== SOURCE DATA ==

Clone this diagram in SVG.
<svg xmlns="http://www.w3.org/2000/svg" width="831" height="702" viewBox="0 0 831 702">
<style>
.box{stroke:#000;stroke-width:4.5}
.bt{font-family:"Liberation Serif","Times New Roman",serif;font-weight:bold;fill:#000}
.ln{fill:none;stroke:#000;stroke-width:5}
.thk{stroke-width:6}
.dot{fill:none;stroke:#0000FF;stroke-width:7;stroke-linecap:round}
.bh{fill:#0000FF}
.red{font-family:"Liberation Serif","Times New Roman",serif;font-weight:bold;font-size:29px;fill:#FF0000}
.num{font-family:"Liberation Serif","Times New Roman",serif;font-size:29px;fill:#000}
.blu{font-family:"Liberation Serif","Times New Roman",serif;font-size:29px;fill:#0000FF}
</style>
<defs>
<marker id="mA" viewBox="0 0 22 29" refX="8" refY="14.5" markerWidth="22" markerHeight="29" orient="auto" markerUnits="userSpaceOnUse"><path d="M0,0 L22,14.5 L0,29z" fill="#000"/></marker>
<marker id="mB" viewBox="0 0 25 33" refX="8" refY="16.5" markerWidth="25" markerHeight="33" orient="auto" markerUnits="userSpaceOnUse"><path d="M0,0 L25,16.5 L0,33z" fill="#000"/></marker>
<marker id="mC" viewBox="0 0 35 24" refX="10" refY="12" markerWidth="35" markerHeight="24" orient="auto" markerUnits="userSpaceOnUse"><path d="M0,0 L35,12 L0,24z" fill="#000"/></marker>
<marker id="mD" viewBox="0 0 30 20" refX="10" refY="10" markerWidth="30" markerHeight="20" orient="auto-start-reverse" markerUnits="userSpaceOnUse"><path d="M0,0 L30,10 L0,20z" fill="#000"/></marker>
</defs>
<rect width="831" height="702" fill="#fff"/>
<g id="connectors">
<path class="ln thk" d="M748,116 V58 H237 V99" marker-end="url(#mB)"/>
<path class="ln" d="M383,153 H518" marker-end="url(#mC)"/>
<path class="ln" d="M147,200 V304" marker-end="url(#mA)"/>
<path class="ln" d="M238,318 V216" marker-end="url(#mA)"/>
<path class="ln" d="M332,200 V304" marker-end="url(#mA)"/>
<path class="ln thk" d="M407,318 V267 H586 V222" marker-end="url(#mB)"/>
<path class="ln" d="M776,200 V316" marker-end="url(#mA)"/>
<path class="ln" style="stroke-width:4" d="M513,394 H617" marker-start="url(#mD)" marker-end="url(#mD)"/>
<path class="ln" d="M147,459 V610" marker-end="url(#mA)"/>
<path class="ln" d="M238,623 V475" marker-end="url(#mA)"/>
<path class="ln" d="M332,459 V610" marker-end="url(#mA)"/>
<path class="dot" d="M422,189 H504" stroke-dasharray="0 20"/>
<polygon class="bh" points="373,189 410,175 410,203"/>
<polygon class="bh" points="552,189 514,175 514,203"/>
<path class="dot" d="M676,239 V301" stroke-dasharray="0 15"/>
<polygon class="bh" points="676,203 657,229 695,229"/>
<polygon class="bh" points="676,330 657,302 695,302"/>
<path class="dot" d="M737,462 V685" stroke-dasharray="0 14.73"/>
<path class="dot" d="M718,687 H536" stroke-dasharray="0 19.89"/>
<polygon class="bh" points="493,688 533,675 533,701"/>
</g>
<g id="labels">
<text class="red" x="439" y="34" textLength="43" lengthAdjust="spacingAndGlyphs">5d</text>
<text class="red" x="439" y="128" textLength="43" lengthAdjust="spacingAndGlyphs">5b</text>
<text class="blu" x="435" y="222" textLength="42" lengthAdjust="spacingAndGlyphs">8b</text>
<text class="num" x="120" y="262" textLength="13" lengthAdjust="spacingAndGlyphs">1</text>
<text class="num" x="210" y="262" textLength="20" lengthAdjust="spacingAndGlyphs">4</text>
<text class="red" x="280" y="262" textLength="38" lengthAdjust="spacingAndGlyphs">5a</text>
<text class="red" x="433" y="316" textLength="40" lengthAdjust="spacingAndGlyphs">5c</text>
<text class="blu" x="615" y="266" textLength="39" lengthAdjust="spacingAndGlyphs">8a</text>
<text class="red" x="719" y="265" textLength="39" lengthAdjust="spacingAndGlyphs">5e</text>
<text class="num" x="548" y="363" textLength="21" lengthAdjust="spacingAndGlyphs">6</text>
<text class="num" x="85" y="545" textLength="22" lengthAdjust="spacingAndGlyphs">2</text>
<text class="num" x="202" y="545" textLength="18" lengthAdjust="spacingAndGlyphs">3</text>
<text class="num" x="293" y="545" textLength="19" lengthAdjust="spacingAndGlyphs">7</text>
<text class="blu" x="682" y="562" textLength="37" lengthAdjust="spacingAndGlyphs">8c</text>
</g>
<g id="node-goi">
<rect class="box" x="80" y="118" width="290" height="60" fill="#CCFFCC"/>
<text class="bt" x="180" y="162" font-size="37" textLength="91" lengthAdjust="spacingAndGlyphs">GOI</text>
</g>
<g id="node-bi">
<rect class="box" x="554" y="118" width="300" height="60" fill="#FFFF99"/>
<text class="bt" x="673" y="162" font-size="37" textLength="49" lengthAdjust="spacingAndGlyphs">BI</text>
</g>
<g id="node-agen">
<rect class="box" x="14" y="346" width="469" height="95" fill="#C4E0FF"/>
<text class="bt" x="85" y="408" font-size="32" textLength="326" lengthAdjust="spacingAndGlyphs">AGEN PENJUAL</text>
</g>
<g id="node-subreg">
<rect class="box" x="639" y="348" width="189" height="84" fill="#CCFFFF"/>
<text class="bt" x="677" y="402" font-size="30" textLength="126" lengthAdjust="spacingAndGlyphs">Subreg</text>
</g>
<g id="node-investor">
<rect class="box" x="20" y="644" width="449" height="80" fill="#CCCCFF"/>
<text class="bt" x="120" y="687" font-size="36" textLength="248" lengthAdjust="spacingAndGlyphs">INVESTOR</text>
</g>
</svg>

===

Output all of the data above without any alteration.

Clone this diagram in SVG.
<svg xmlns="http://www.w3.org/2000/svg" width="831" height="702" viewBox="0 0 831 702">
<style>
.box{stroke:#000;stroke-width:4.5}
.bt{font-family:"Liberation Serif","Times New Roman",serif;font-weight:bold;fill:#000}
.ln{fill:none;stroke:#000;stroke-width:5}
.thk{stroke-width:6}
.dot{fill:none;stroke:#0000FF;stroke-width:7;stroke-linecap:round}
.bh{fill:#0000FF}
.red{font-family:"Liberation Serif","Times New Roman",serif;font-weight:bold;font-size:29px;fill:#FF0000}
.num{font-family:"Liberation Serif","Times New Roman",serif;font-size:29px;fill:#000}
.blu{font-family:"Liberation Serif","Times New Roman",serif;font-size:29px;fill:#0000FF}
</style>
<defs>
<marker id="mA" viewBox="0 0 22 29" refX="8" refY="14.5" markerWidth="22" markerHeight="29" orient="auto" markerUnits="userSpaceOnUse"><path d="M0,0 L22,14.5 L0,29z" fill="#000"/></marker>
<marker id="mB" viewBox="0 0 25 33" refX="8" refY="16.5" markerWidth="25" markerHeight="33" orient="auto" markerUnits="userSpaceOnUse"><path d="M0,0 L25,16.5 L0,33z" fill="#000"/></marker>
<marker id="mC" viewBox="0 0 35 24" refX="10" refY="12" markerWidth="35" markerHeight="24" orient="auto" markerUnits="userSpaceOnUse"><path d="M0,0 L35,12 L0,24z" fill="#000"/></marker>
<marker id="mD" viewBox="0 0 30 20" refX="10" refY="10" markerWidth="30" markerHeight="20" orient="auto-start-reverse" markerUnits="userSpaceOnUse"><path d="M0,0 L30,10 L0,20z" fill="#000"/></marker>
</defs>
<rect width="831" height="702" fill="#fff"/>
<g id="connectors">
<path class="ln thk" d="M748,116 V58 H237 V99" marker-end="url(#mB)"/>
<path class="ln" d="M383,153 H518" marker-end="url(#mC)"/>
<path class="ln" d="M147,200 V304" marker-end="url(#mA)"/>
<path class="ln" d="M238,318 V216" marker-end="url(#mA)"/>
<path class="ln" d="M332,200 V304" marker-end="url(#mA)"/>
<path class="ln thk" d="M407,318 V267 H586 V222" marker-end="url(#mB)"/>
<path class="ln" d="M776,200 V316" marker-end="url(#mA)"/>
<path class="ln" style="stroke-width:4" d="M513,394 H617" marker-start="url(#mD)" marker-end="url(#mD)"/>
<path class="ln" d="M147,459 V610" marker-end="url(#mA)"/>
<path class="ln" d="M238,623 V475" marker-end="url(#mA)"/>
<path class="ln" d="M332,459 V610" marker-end="url(#mA)"/>
<path class="dot" d="M422,189 H504" stroke-dasharray="0 20"/>
<polygon class="bh" points="373,189 410,175 410,203"/>
<polygon class="bh" points="552,189 514,175 514,203"/>
<path class="dot" d="M676,239 V301" stroke-dasharray="0 15"/>
<polygon class="bh" points="676,203 657,229 695,229"/>
<polygon class="bh" points="676,330 657,302 695,302"/>
<path class="dot" d="M737,462 V685" stroke-dasharray="0 14.73"/>
<path class="dot" d="M718,687 H536" stroke-dasharray="0 19.89"/>
<polygon class="bh" points="493,688 533,675 533,701"/>
</g>
<g id="labels">
<text class="red" x="439" y="34" textLength="43" lengthAdjust="spacingAndGlyphs">5d</text>
<text class="red" x="439" y="128" textLength="43" lengthAdjust="spacingAndGlyphs">5b</text>
<text class="blu" x="435" y="222" textLength="42" lengthAdjust="spacingAndGlyphs">8b</text>
<text class="num" x="120" y="262" textLength="13" lengthAdjust="spacingAndGlyphs">1</text>
<text class="num" x="210" y="262" textLength="20" lengthAdjust="spacingAndGlyphs">4</text>
<text class="red" x="280" y="262" textLength="38" lengthAdjust="spacingAndGlyphs">5a</text>
<text class="red" x="433" y="316" textLength="40" lengthAdjust="spacingAndGlyphs">5c</text>
<text class="blu" x="615" y="266" textLength="39" lengthAdjust="spacingAndGlyphs">8a</text>
<text class="red" x="719" y="265" textLength="39" lengthAdjust="spacingAndGlyphs">5e</text>
<text class="num" x="548" y="363" textLength="21" lengthAdjust="spacingAndGlyphs">6</text>
<text class="num" x="85" y="545" textLength="22" lengthAdjust="spacingAndGlyphs">2</text>
<text class="num" x="202" y="545" textLength="18" lengthAdjust="spacingAndGlyphs">3</text>
<text class="num" x="293" y="545" textLength="19" lengthAdjust="spacingAndGlyphs">7</text>
<text class="blu" x="682" y="562" textLength="37" lengthAdjust="spacingAndGlyphs">8c</text>
</g>
<g id="node-goi">
<rect class="box" x="80" y="118" width="290" height="60" fill="#CCFFCC"/>
<text class="bt" x="180" y="162" font-size="37" textLength="91" lengthAdjust="spacingAndGlyphs">GOI</text>
</g>
<g id="node-bi">
<rect class="box" x="554" y="118" width="300" height="60" fill="#FFFF99"/>
<text class="bt" x="673" y="162" font-size="37" textLength="49" lengthAdjust="spacingAndGlyphs">BI</text>
</g>
<g id="node-agen">
<rect class="box" x="14" y="346" width="469" height="95" fill="#C4E0FF"/>
<text class="bt" x="85" y="408" font-size="32" textLength="326" lengthAdjust="spacingAndGlyphs">AGEN PENJUAL</text>
</g>
<g id="node-subreg">
<rect class="box" x="639" y="348" width="189" height="84" fill="#CCFFFF"/>
<text class="bt" x="677" y="402" font-size="30" textLength="126" lengthAdjust="spacingAndGlyphs">Subreg</text>
</g>
<g id="node-investor">
<rect class="box" x="20" y="644" width="449" height="80" fill="#CCCCFF"/>
<text class="bt" x="120" y="687" font-size="36" textLength="248" lengthAdjust="spacingAndGlyphs">INVESTOR</text>
</g>
</svg>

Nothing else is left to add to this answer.